Le Conte des contes : le chef d’oeuvre de Youri Norstein de retour au cinéma

Le Conte des contes : le chef d’oeuvre de Youri Norstein de retour au cinéma

La ressortie dans les salles, grâce aux bons soins de l’indispensable société de distribution Malavida, de quatre courts métrages de Youri Norstein, permet de se pencher une nouvelle fois sur l’oeuvre du réalisateur d’animation russe, aussi mythique qu’insaisissable, auteur –  en plus de 50 ans de carrière – d’une poignée de courts métrages et d’un long métrage toujours en cours de production. Tout semble avoir déjà été écrit sur celui qui reçut en 1984, aux Olympiades de l’animation de Los Angeles, le prix (aussi définitif qu’écrasant) du Meilleur film d’animation de tous les temps pour le Conte des contes, tandis que son autre grand chef d’oeuvre, Le petit hérisson dans la brume, était élu plus beau dessin animé de tous les temps par un jury de 140 réalisateurs et critiques en 2003. Il est pourtant à chaque fois éclairant de se pencher à nouveau sur ses films qui, s’ils se suffisent indéniablement à eux-mêmes, n’ont pas fini de livrer les secrets de leur incandescente beauté.

Simplicité narrative

Ce qui touche le plus dans le cinéma de Youri Norstein, c’est peut-être son apparente simplicité narrative. Ses récits, ancrés dans l’histoire ou le folklore russe, reposent sur des intrigues ténues : une ville sauvée de la destruction par un miracle, un héron et une cigogne qui s’aiment à contretemps, un hérisson qui s’abandonne au brouillard… Si chaque histoire est teintée d’une profondeur inattendue (la tonalité épique et tragique de la guerre remue des sentiments qui vont bien au-delà de son propos ; les amours contrariées des deux échassiers, tout en offrant une vision satirique des sentiments humains, recouvrent une profonde mélancolie ; l’expérience sensorielle vécue par le petit hérisson dépasse – de loin – ce que suggérait son titre, et ainsi de suite), elle demeure facile à appréhender, traitant de sujets quotidiens, et entretenant avec les spectateurs une familiarité complice. 

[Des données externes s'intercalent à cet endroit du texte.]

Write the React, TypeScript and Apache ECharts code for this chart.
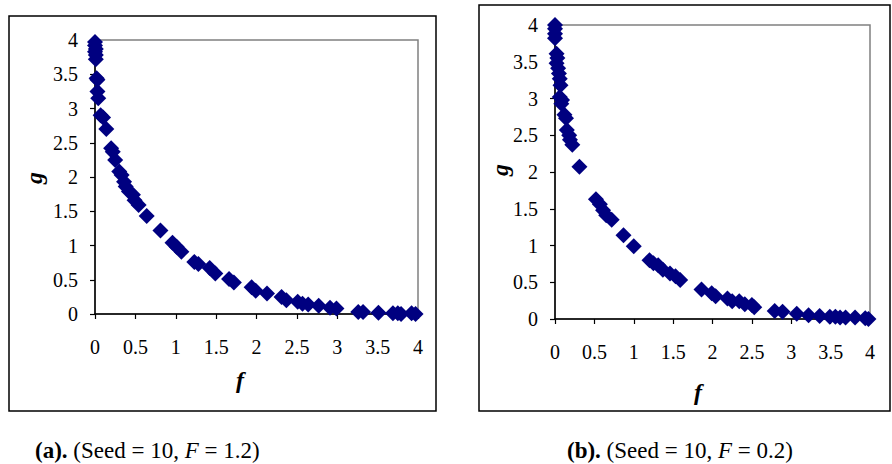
import React, { useEffect, useRef } from "react";
import * as echarts from "echarts";

// Panel (a): Seed = 10, F = 1.2
const fA = [0, 0, 0.01, 0, 0.01, 0.01, 0.02, 0.03, 0.03, 0.04, 0.07, 0.1, 0.14, 0.2, 0.22, 0.25, 0.3, 0.33, 0.36, 0.38, 0.42, 0.47, 0.49, 0.54, 0.64, 0.81, 0.96, 1.01, 1.07, 1.23, 1.28, 1.42, 1.49, 1.66, 1.72, 1.94, 1.99, 2.13, 2.31, 2.37, 2.51, 2.57, 2.64, 2.77, 2.91, 2.99, 3.26, 3.32, 3.51, 3.69, 3.75, 3.79, 3.92, 3.97];
const gA = [3.97, 3.92, 3.87, 3.83, 3.78, 3.72, 3.44, 3.42, 3.25, 3.15, 2.9, 2.87, 2.7, 2.42, 2.37, 2.25, 2.08, 2.03, 1.93, 1.86, 1.79, 1.74, 1.66, 1.59, 1.43, 1.22, 1.04, 0.98, 0.91, 0.76, 0.73, 0.67, 0.59, 0.51, 0.46, 0.39, 0.34, 0.3, 0.25, 0.2, 0.18, 0.15, 0.14, 0.12, 0.09, 0.08, 0.03, 0.03, 0.02, 0.01, 0.01, 0, 0.01, 0];

// Panel (b): Seed = 10, F = 0.2
const fB = [0, 0, 0, 0, 0.02, 0.03, 0.02, 0.04, 0.05, 0.06, 0.07, 0.06, 0.09, 0.08, 0.12, 0.14, 0.15, 0.18, 0.19, 0.22, 0.31, 0.52, 0.57, 0.61, 0.65, 0.72, 0.87, 1.0, 1.2, 1.25, 1.31, 1.37, 1.46, 1.53, 1.59, 1.86, 1.99, 2.04, 2.19, 2.25, 2.34, 2.41, 2.5, 2.53, 2.79, 2.89, 3.07, 3.22, 3.36, 3.49, 3.56, 3.62, 3.69, 3.81, 3.94, 3.98];
const gB = [4.0, 3.95, 3.88, 3.82, 3.61, 3.55, 3.48, 3.41, 3.34, 3.27, 3.18, 3.02, 2.98, 2.93, 2.78, 2.73, 2.57, 2.5, 2.44, 2.37, 2.07, 1.63, 1.56, 1.48, 1.41, 1.35, 1.14, 0.99, 0.8, 0.76, 0.73, 0.67, 0.62, 0.58, 0.53, 0.4, 0.35, 0.31, 0.28, 0.24, 0.24, 0.2, 0.19, 0.16, 0.11, 0.1, 0.07, 0.05, 0.04, 0.03, 0.03, 0.02, 0.02, 0.02, 0.01, 0];

const axisTicks = [0, 0.5, 1, 1.5, 2, 2.5, 3, 3.5, 4];

const FONT = "Liberation Serif";
const NAVY = "#000080";

export default function App() {
  const ref = useRef<HTMLDivElement>(null);
  useEffect(() => {
    document.body.style.margin = "0";
    if (!ref.current) return;
    const chart = echarts.init(ref.current, null, { renderer: "svg" });
    const mkX = (gridIndex: number) => ({
      type: "value",
      gridIndex,
      min: axisTicks[0],
      max: axisTicks[axisTicks.length - 1],
      interval: 0.5,
      axisLine: { show: true, onZero: false, lineStyle: { color: "#000", width: 1.5 } },
      axisTick: { show: true, length: 5, inside: false, lineStyle: { color: "#000", width: 1.2 } },
      axisLabel: { color: "#000", fontFamily: FONT, fontSize: 20, margin: 23 },
      splitLine: { show: false },
    });
    const mkY = (gridIndex: number) => ({
      type: "value",
      gridIndex,
      min: axisTicks[0],
      max: axisTicks[axisTicks.length - 1],
      interval: 0.5,
      axisLine: { show: true, onZero: false, lineStyle: { color: "#000", width: 1.5 } },
      axisTick: { show: true, length: 5, inside: false, lineStyle: { color: "#000", width: 1.2 } },
      axisLabel: { color: "#000", fontFamily: FONT, fontSize: 20, margin: 17 },
      splitLine: { show: false },
    });
    const caption = (left: number, letter: string, fval: string) => ({
      type: "text",
      left,
      top: 439,
      style: {
        text: `{b|(${letter}).} {n|(Seed = 10, }{i|F}{n| = ${fval})}`,
        rich: {
          b: { fontFamily: FONT, fontSize: 23, fontWeight: "bold", fill: "#000" },
          n: { fontFamily: FONT, fontSize: 23, fill: "#000" },
          i: { fontFamily: FONT, fontSize: 23, fontStyle: "italic", fill: "#000" },
        },
        fontFamily: FONT,
        fontSize: 23,
      },
    });
    const title = (x: number, y: number, t: string, rot: number) => ({
      type: "text",
      x,
      y,
      rotation: rot,
      style: { text: t, fontFamily: FONT, fontSize: 24, fontWeight: "bold", fontStyle: "italic", fill: "#000", align: "center", verticalAlign: "middle" },
    });
    chart.setOption({
      animation: false,
      textStyle: { fontFamily: FONT },
      grid: [
        { left: 95, top: 40, width: 323, height: 274, show: true, borderColor: "#808080", borderWidth: 1.5, backgroundColor: "transparent" },
        { left: 555, top: 25, width: 315, height: 294, show: true, borderColor: "#808080", borderWidth: 1.5, backgroundColor: "transparent" },
      ],
      xAxis: [mkX(0), mkX(1)],
      yAxis: [mkY(0), mkY(1)],
      series: [
        {
          type: "scatter",
          xAxisIndex: 0,
          yAxisIndex: 0,
          data: fA.map((f, i) => [f, gA[i]]),
          symbol: "diamond",
          symbolSize: [16, 16],
          itemStyle: { color: NAVY, opacity: 1 },
          clip: false,
        },
        {
          type: "scatter",
          xAxisIndex: 1,
          yAxisIndex: 1,
          data: fB.map((f, i) => [f, gB[i]]),
          symbol: "diamond",
          symbolSize: [16, 16],
          itemStyle: { color: NAVY, opacity: 1 },
          clip: false,
        },
      ],
      graphic: [
        { type: "rect", shape: { x: 9, y: 16, width: 427, height: 395 }, style: { fill: "none", stroke: "#000", lineWidth: 1.5 }, z: -10 },
        { type: "rect", shape: { x: 479, y: 5, width: 411, height: 406 }, style: { fill: "none", stroke: "#000", lineWidth: 1.5 }, z: -10 },
        title(34, 178, "g", Math.PI / 2),
        title(240, 380, "f", 0),
        title(500, 170, "g", Math.PI / 2),
        title(698, 392, "f", 0),
        caption(35, "a", "1.2"),
        caption(567, "b", "0.2"),
      ],
    });
    return () => chart.dispose();
  }, []);
  return <div ref={ref} style={{ width: 892, height: 464 }} />;
}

La technique utilisée par Youri Norstein participe également pour beaucoup de cette sensation de proximité que l’on peut entretenir avec son œuvre. L’utilisation de marionnettes 2D réalisées à partir de différentes matériaux (le hérisson, qui fait environ 15 centimètres de hauteur, est par exemple constitué de couches superposées de celluloïd recouvert de peinture) et animées à plat, selon la technique dite des “papiers découpés”, apporte immédiatement une nuance de douceur et de naïveté qui ramène au conte autant qu’à uniforme d’onirisme sensible. 

Direction artistique

C’est la compagne du cinéaste, Francesca Yarbusova – dont l’historienne Clare Kitson dit qu’elle est sans doute “la designer d’animation russe la plus douée de sa génération” – qui fabrique ces personnages et assure la direction artistique de la plupart de ses films. Le couple attache une importance capitale au formalisme de son œuvre, pensée comme une œuvre de recherche qui explore à chaque film les possibilités sensorielles et haptiques du cinéma animé. Cela transparaît dans la beauté plastique qui habite le moindre plan, et dans l’inventivité dont les deux artistes font preuve pour créer – et saisir – des atmosphères à la richesse infinie. Leur formation de peintre, ici, prend une importance déterminante. Comme le relève Clare Kitson citée par Maureen Furniss dans The animation Bible, Youri Norstein parle de “texture” et de “glacis” concernant son travail, et se réfère constamment à des tableaux précis pour expliquer des effets particuliers. 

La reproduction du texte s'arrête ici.